My first jump here, was 18 years ago, I saw the DZ at exit, but I can't find it now ??? I check the other canpies, waaw, that **** of a pilot must have taken a reverse axis with rather high upper winds to leave us here. I check my mental picture of climbing out, we were third group, and indeed he was flying north instead of south, should have realised it then instead of now. The car ride back to the DZ is exactely 7.4 km! All 17 jumpers landed out.

2909: tracking

Our little group broke up, so I decide to do a solo tracking jump. My friend Luc is going for his tandem rating, and he is on the same load as me, with his first human passenger (maybe "human" is overdoing it a but: the guy's nickname is rambo...). They both look nervous, but Luc has over 3000 jumps, so he should be able to pull this one off.
It 's one of my favourit exits, just stepping out of the plane, into a track alongside it. Then 90° left, towards te village, that's my axis. I go on my back, yeah, nice and flat, love the speed, barrelroll, shit, lost way too much speed in that move, happens quite often, and I don't know what I 'm doing wrong: if I concentrate, I 'm ok, if I just barrelroll without thinking, I loose all the speed. Bellytrack again, so I can check my neptune. 7.5, and I am already past the village, so time to turn around, or I will be landing out.
So back towards jumprun, picking up speed again, I see canopies, I see people falling, that will be the tandem, I see someone pull, opening, it 's not the tandem, but he is higher then I am, fuck, what 's my altitude, 6000 ft, I' m OK, oh I remember now, there was a photographer on the load, who was going to open higher, so he could fly by the tandem, and make some shots.

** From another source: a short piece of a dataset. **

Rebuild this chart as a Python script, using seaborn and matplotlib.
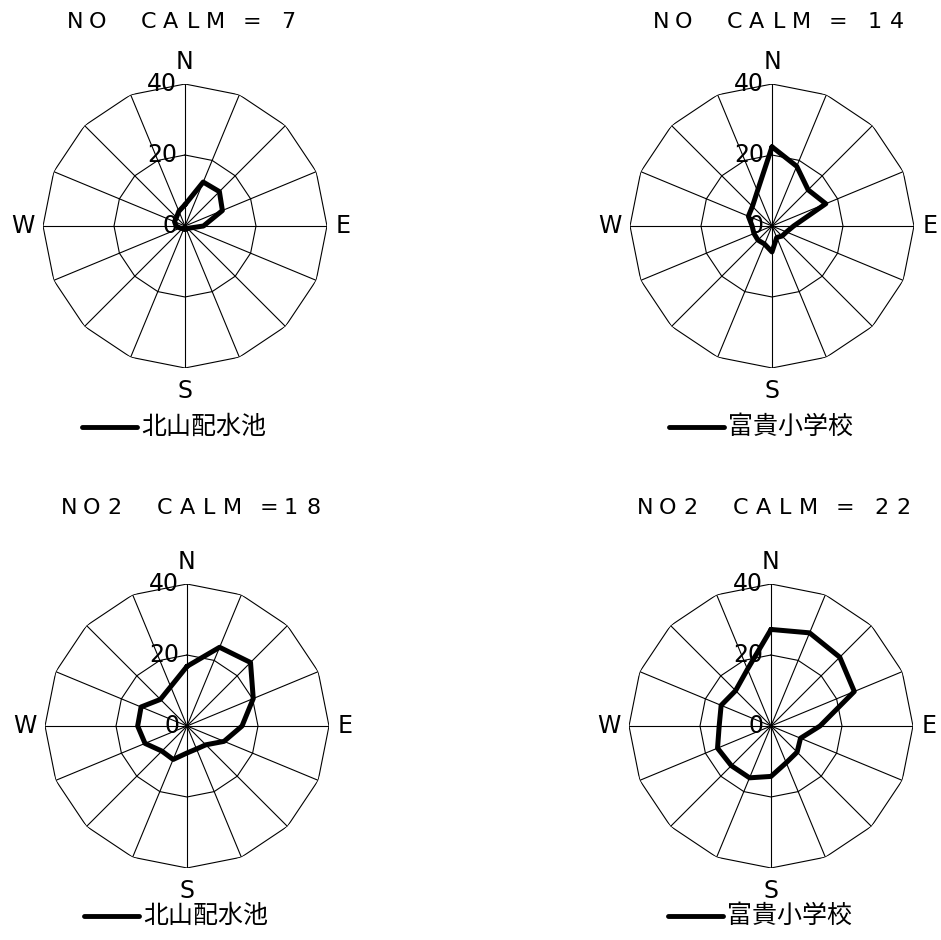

Wave off, pull, opening is smooth, on heading, I love my canopy.

2908: 8-way

The same seven people from the previous jump, plus Walter, who arrived late. Briefing is more ambitious now (we are not a team, we are just a bunch of jumpers who happened to be there): standard exit, start off with a compass, easy transition to a frisbee, then snowflake/in-out and a big star to cool down.
As we launch, I am coming from the inside again, I feel that the guy behind me is late: I pull him out instead of him coming with us. I can hold it, but next to me, it opens up. We also go off heading more then 45°, so it takes us almost 1000 ft to make the first compass, but shit, we 're only seven, where is eight? Koen sees me looking, and points down, ooh Walter is deep, too deep to wait, so 7-way it is.
We 're lucky, he was on the outside (wing on the frisbee, cat on the snowflake), so there needn't be too much improvisation. But our fallrate is now ridicilously slow: I am 1.85 m for only 64 kilos, so no problem here, but there 's people struggling all around me, not a good dive.
Back on the ground, I go to the other skinny guy of our group, we high-five, "I can go slower then this" "Yeeah".

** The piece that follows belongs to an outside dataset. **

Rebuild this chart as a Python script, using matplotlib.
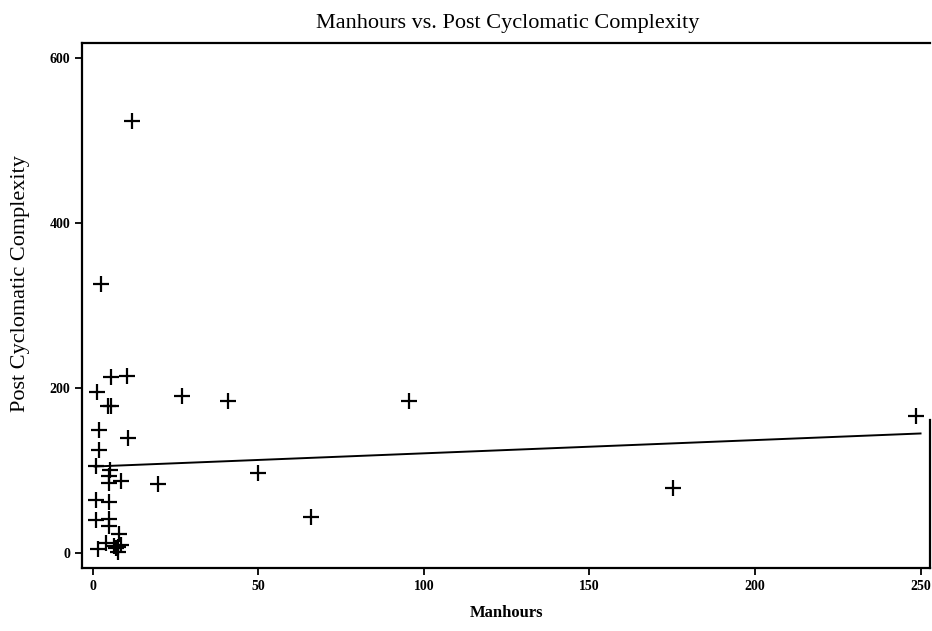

2907: 13 kft with no helmet or goggles

We have briefed a 7-way, an easy one. Just after take-off, koen says "shit, I forgot my helmet", then "does someone has spare goggles ?" and then "my altimeter and my gloves were in my helmet" and "this is going to be a fun dive".
It is about -15° at 13 kft, linked exit, with koen floating, his ears must be freezing off. Shake, OK, there we go, I 'm coming from the inside, practikally no tension, a very smooth exit, I check koen and he has his eyes firmly closed. First time round is a bit slow, 2 guys on the outside are having fallrate problems. Koen can make all his moves in place, and we only have to help him a little: maybe he's crazy, but he 's good...
We briefed 4 points, and only after the fourth time round, my ditter beeps, not too bad. I give koen 2 taps on the head, to let him know we are off, and I track away. Between my legs, I see him waiting three seconds, and then pull in place, like we last-minute-decided in the plane.